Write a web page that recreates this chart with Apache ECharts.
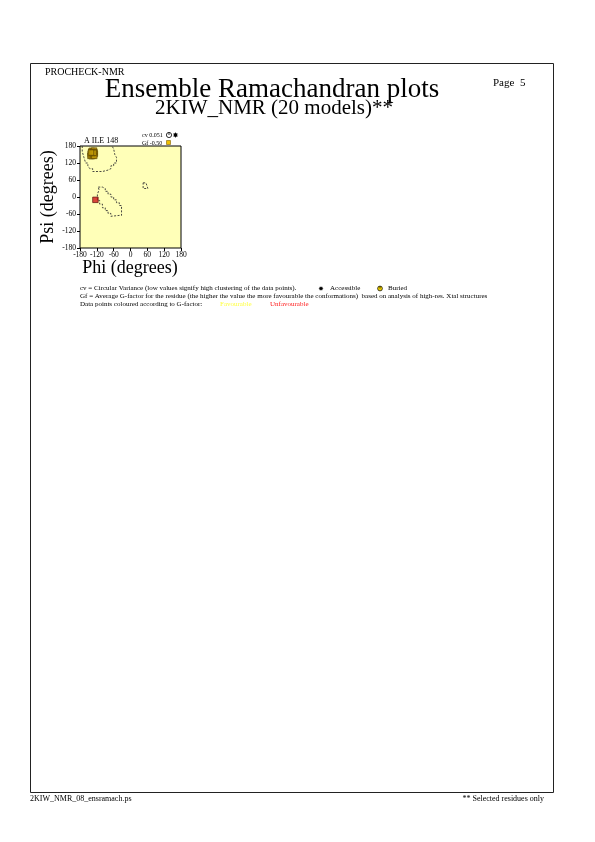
<!DOCTYPE html>
<html><head><meta charset="utf-8">
<script src="https://cdn.jsdelivr.net/npm/echarts@6/dist/echarts.min.js"></script>
<style>html,body{margin:0;padding:0;background:#fff}#c{width:595px;height:842px}</style>
</head><body><div id="c"></div>
<script>
// ---- data ----
const psiTicks = [180, 120, 60, 0, -60, -120, -180];
const phiTicks = [-180, -120, -60, 0, 60, 120, 180];
const residueLabel = 'A ILE 148';
const cvValue = '0.051';
const gfValue = '-0.50';
// dashed core-region outlines [phi, psi]
const betaRegion = [[-172,180],[-172,160],[-166,160],[-166,140],[-160,140],[-160,120],[-152,120],[-152,110],[-145,110],[-145,100],[-135,100],[-135,90],[-100,90],[-100,95],[-80,95],[-80,100],[-70,100],[-70,110],[-60,110],[-60,120],[-50,120],[-50,140],[-56,140],[-56,150],[-60,150],[-60,170],[-66,170],[-66,180]];
const alphaRegion = [[-115,35],[-100,35],[-100,30],[-90,30],[-90,20],[-80,20],[-80,10],[-70,10],[-70,0],[-60,0],[-60,-10],[-50,-10],[-50,-20],[-40,-20],[-40,-30],[-32,-30],[-32,-65],[-40,-65],[-40,-68],[-70,-68],[-70,-58],[-80,-58],[-80,-48],[-90,-48],[-90,-38],[-100,-38],[-100,-25],[-110,-25],[-110,-12],[-118,-12],[-118,10],[-112,10],[-112,25],[-115,25],[-115,35]];
const leftAlphaRegion = [[45,50],[55,50],[55,45],[62,45],[62,30],[45,30],[45,50]];
// data points (phi, psi) of the 20 models
const favourablePts = [[-140,160],[-138,163],[-135,158],[-132,161],[-130,164],[-128,158],[-142,152],[-140,148],[-137,150],[-134,153],[-130,150],[-127,153],[-143,145],[-138,144],[-133,146],[-129,145],[-136,155],[-131,156],[-141,157]];
const unfavourablePts = [[-125,-10]];

const FONT = 'Liberation Serif';
const chart = echarts.init(document.getElementById('c'), null, {renderer:'canvas'});

function star(cx, cy, r1, r2, n){
  const pts=[];
  for(let i=0;i<2*n;i++){const r=i%2?r2:r1;const a=Math.PI*i/n;pts.push([cx+r*Math.cos(a),cy+r*Math.sin(a)]);}
  return pts;
}

const txt = (x,y,t,size,extra,more) => Object.assign({type:'text',x:x,y:y,style:Object.assign({text:t,font:size+'px "'+FONT+'"',fill:'#000'},extra||{})},more||{});

const axisCommon = {
  type:'value',min:-180,max:180,interval:60,
  axisLine:{show:false,onZero:false},splitLine:{show:false},
  axisTick:{show:true,inside:false,length:3,lineStyle:{color:'#000',width:1}},
  axisLabel:{color:'#000',fontFamily:FONT,fontSize:7.5,showMinLabel:true,showMaxLabel:true}
};

chart.setOption({
  backgroundColor:'#fff',
  animation:false,
  grid:{left:80,top:146,width:101,height:102,show:true,backgroundColor:'#ffffb8',borderColor:'#000',borderWidth:1},
  xAxis:Object.assign({},axisCommon,{axisLabel:Object.assign({},axisCommon.axisLabel,{margin:3})}),
  yAxis:Object.assign({},axisCommon,{axisLabel:Object.assign({},axisCommon.axisLabel,{margin:4})}),
  series:[
    {type:'line',data:betaRegion,showSymbol:false,symbol:'none',lineStyle:{color:'#333',width:0.9,type:[2,1.5]},z:2},
    {type:'line',data:alphaRegion,showSymbol:false,symbol:'none',lineStyle:{color:'#333',width:0.9,type:[2,1.5]},z:2},
    {type:'line',data:leftAlphaRegion,showSymbol:false,symbol:'none',lineStyle:{color:'#333',width:0.9,type:[2,1.5]},z:2},
    {type:'scatter',data:favourablePts,symbol:'rect',symbolSize:5.5,itemStyle:{color:'#c09a08',borderColor:'#5a4200',borderWidth:0.8},z:3},
    {type:'scatter',data:unfavourablePts,symbol:'rect',symbolSize:5.5,itemStyle:{color:'#d01818',borderColor:'#4a0000',borderWidth:0.8},z:3}
  ],
  graphic:[
    {type:'rect',shape:{x:30.5,y:63.5,width:523,height:729},style:{fill:null,stroke:'#222',lineWidth:1},silent:true},
    txt(45,67,'PROCHECK-NMR',10),
    txt(272,76,'Ensemble Ramachandran plots',27,{align:'center'}),
    txt(274,98,'2KIW_NMR (20 models)**',21,{align:'center'}),
    txt(493,78,'Page  5',11),
    txt(84,137,residueLabel,8),
    txt(142,132,'cv '+cvValue,6),
    {type:'circle',shape:{cx:169,cy:135,r:2.6},style:{fill:'#fff',stroke:'#000',lineWidth:0.8}},
    {type:'line',shape:{x1:169,y1:135,x2:169,y2:132.4},style:{stroke:'#000',lineWidth:0.8}},
    {type:'polygon',shape:{points:star(175.5,135,3,1.5,8)},style:{fill:'#000'}},
    txt(142,140,'Gf '+gfValue,6),
    {type:'rect',shape:{x:166.5,y:140.5,width:4,height:4},style:{fill:'#f0c000',stroke:'#806000',lineWidth:0.6}},
    txt(48,197,'Psi (degrees)',18,{align:'center',verticalAlign:'middle'},{rotation:Math.PI/2,originX:0,originY:0}),
    txt(130,259,'Phi (degrees)',18,{align:'center'}),
    txt(80,285,'cv = Circular Variance (low values signify high clustering of the data points).',7),
    {type:'polygon',shape:{points:star(321,288.5,2.6,1.3,8)},style:{fill:'#000'}},
    txt(330,285,'Accessible',7),
    {type:'circle',shape:{cx:380,cy:288.5,r:2.4},style:{fill:'#f0d000',stroke:'#000',lineWidth:0.7}},
    {type:'line',shape:{x1:380,y1:288.5,x2:380,y2:286.3},style:{stroke:'#000',lineWidth:0.7}},
    txt(388,285,'Buried',7),
    txt(80,293,'Gf = Average G-factor for the residue (the higher the value the more favourable the conformations)  based on analysis of high-res. Xtal structures',7),
    txt(80,301,'Data points coloured according to G-factor:',7),
    txt(220,301,'Favourable',7,{fill:'#ffff40'}),
    txt(270,301,'Unfavourable',7,{fill:'#ff2020'}),
    txt(30,795,'2KIW_NMR_08_ensramach.ps',8),
    txt(544,795,'** Selected residues only',8,{align:'right'})
  ]
});
</script>
</body></html>
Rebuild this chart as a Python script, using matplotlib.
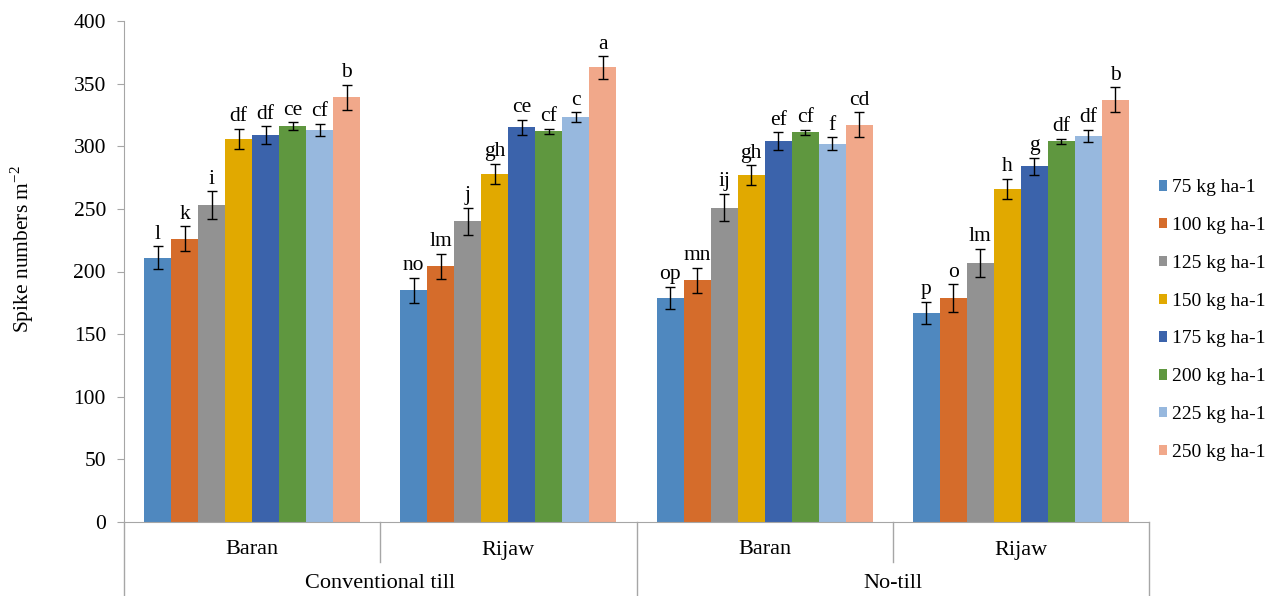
------------------------------------------------
* Written task *
Repeat each entry precisely as it appears. Leave the pictures out.

* Complete answer *
Write a web page that recreates this chart with Apache ECharts.
<!DOCTYPE html>
<html><head><meta charset="utf-8">
<script src="https://cdn.jsdelivr.net/npm/echarts@6/dist/echarts.min.js"></script>
<style>html,body{margin:0;padding:0;background:#fff}#c{width:595px;height:842px}</style>
</head><body><div id="c"></div>
<script>
// ---- data ----
const psiTicks = [180, 120, 60, 0, -60, -120, -180];
const phiTicks = [-180, -120, -60, 0, 60, 120, 180];
const residueLabel = 'A ILE 148';
const cvValue = '0.051';
const gfValue = '-0.50';
// dashed core-region outlines [phi, psi]
const betaRegion = [[-172,180],[-172,160],[-166,160],[-166,140],[-160,140],[-160,120],[-152,120],[-152,110],[-145,110],[-145,100],[-135,100],[-135,90],[-100,90],[-100,95],[-80,95],[-80,100],[-70,100],[-70,110],[-60,110],[-60,120],[-50,120],[-50,140],[-56,140],[-56,150],[-60,150],[-60,170],[-66,170],[-66,180]];
const alphaRegion = [[-115,35],[-100,35],[-100,30],[-90,30],[-90,20],[-80,20],[-80,10],[-70,10],[-70,0],[-60,0],[-60,-10],[-50,-10],[-50,-20],[-40,-20],[-40,-30],[-32,-30],[-32,-65],[-40,-65],[-40,-68],[-70,-68],[-70,-58],[-80,-58],[-80,-48],[-90,-48],[-90,-38],[-100,-38],[-100,-25],[-110,-25],[-110,-12],[-118,-12],[-118,10],[-112,10],[-112,25],[-115,25],[-115,35]];
const leftAlphaRegion = [[45,50],[55,50],[55,45],[62,45],[62,30],[45,30],[45,50]];
// data points (phi, psi) of the 20 models
const favourablePts = [[-140,160],[-138,163],[-135,158],[-132,161],[-130,164],[-128,158],[-142,152],[-140,148],[-137,150],[-134,153],[-130,150],[-127,153],[-143,145],[-138,144],[-133,146],[-129,145],[-136,155],[-131,156],[-141,157]];
const unfavourablePts = [[-125,-10]];

const FONT = 'Liberation Serif';
const chart = echarts.init(document.getElementById('c'), null, {renderer:'canvas'});

function star(cx, cy, r1, r2, n){
  const pts=[];
  for(let i=0;i<2*n;i++){const r=i%2?r2:r1;const a=Math.PI*i/n;pts.push([cx+r*Math.cos(a),cy+r*Math.sin(a)]);}
  return pts;
}

const txt = (x,y,t,size,extra,more) => Object.assign({type:'text',x:x,y:y,style:Object.assign({text:t,font:size+'px "'+FONT+'"',fill:'#000'},extra||{})},more||{});

const axisCommon = {
  type:'value',min:-180,max:180,interval:60,
  axisLine:{show:false,onZero:false},splitLine:{show:false},
  axisTick:{show:true,inside:false,length:3,lineStyle:{color:'#000',width:1}},
  axisLabel:{color:'#000',fontFamily:FONT,fontSize:7.5,showMinLabel:true,showMaxLabel:true}
};

chart.setOption({
  backgroundColor:'#fff',
  animation:false,
  grid:{left:80,top:146,width:101,height:102,show:true,backgroundColor:'#ffffb8',borderColor:'#000',borderWidth:1},
  xAxis:Object.assign({},axisCommon,{axisLabel:Object.assign({},axisCommon.axisLabel,{margin:3})}),
  yAxis:Object.assign({},axisCommon,{axisLabel:Object.assign({},axisCommon.axisLabel,{margin:4})}),
  series:[
    {type:'line',data:betaRegion,showSymbol:false,symbol:'none',lineStyle:{color:'#333',width:0.9,type:[2,1.5]},z:2},
    {type:'line',data:alphaRegion,showSymbol:false,symbol:'none',lineStyle:{color:'#333',width:0.9,type:[2,1.5]},z:2},
    {type:'line',data:leftAlphaRegion,showSymbol:false,symbol:'none',lineStyle:{color:'#333',width:0.9,type:[2,1.5]},z:2},
    {type:'scatter',data:favourablePts,symbol:'rect',symbolSize:5.5,itemStyle:{color:'#c09a08',borderColor:'#5a4200',borderWidth:0.8},z:3},
    {type:'scatter',data:unfavourablePts,symbol:'rect',symbolSize:5.5,itemStyle:{color:'#d01818',borderColor:'#4a0000',borderWidth:0.8},z:3}
  ],
  graphic:[
    {type:'rect',shape:{x:30.5,y:63.5,width:523,height:729},style:{fill:null,stroke:'#222',lineWidth:1},silent:true},
    txt(45,67,'PROCHECK-NMR',10),
    txt(272,76,'Ensemble Ramachandran plots',27,{align:'center'}),
    txt(274,98,'2KIW_NMR (20 models)**',21,{align:'center'}),
    txt(493,78,'Page  5',11),
    txt(84,137,residueLabel,8),
    txt(142,132,'cv '+cvValue,6),
    {type:'circle',shape:{cx:169,cy:135,r:2.6},style:{fill:'#fff',stroke:'#000',lineWidth:0.8}},
    {type:'line',shape:{x1:169,y1:135,x2:169,y2:132.4},style:{stroke:'#000',lineWidth:0.8}},
    {type:'polygon',shape:{points:star(175.5,135,3,1.5,8)},style:{fill:'#000'}},
    txt(142,140,'Gf '+gfValue,6),
    {type:'rect',shape:{x:166.5,y:140.5,width:4,height:4},style:{fill:'#f0c000',stroke:'#806000',lineWidth:0.6}},
    txt(48,197,'Psi (degrees)',18,{align:'center',verticalAlign:'middle'},{rotation:Math.PI/2,originX:0,originY:0}),
    txt(130,259,'Phi (degrees)',18,{align:'center'}),
    txt(80,285,'cv = Circular Variance (low values signify high clustering of the data points).',7),
    {type:'polygon',shape:{points:star(321,288.5,2.6,1.3,8)},style:{fill:'#000'}},
    txt(330,285,'Accessible',7),
    {type:'circle',shape:{cx:380,cy:288.5,r:2.4},style:{fill:'#f0d000',stroke:'#000',lineWidth:0.7}},
    {type:'line',shape:{x1:380,y1:288.5,x2:380,y2:286.3},style:{stroke:'#000',lineWidth:0.7}},
    txt(388,285,'Buried',7),
    txt(80,293,'Gf = Average G-factor for the residue (the higher the value the more favourable the conformations)  based on analysis of high-res. Xtal structures',7),
    txt(80,301,'Data points coloured according to G-factor:',7),
    txt(220,301,'Favourable',7,{fill:'#ffff40'}),
    txt(270,301,'Unfavourable',7,{fill:'#ff2020'}),
    txt(30,795,'2KIW_NMR_08_ensramach.ps',8),
    txt(544,795,'** Selected residues only',8,{align:'right'})
  ]
});
</script>
</body></html>
Rebuild this chart as a Python script, using matplotlib.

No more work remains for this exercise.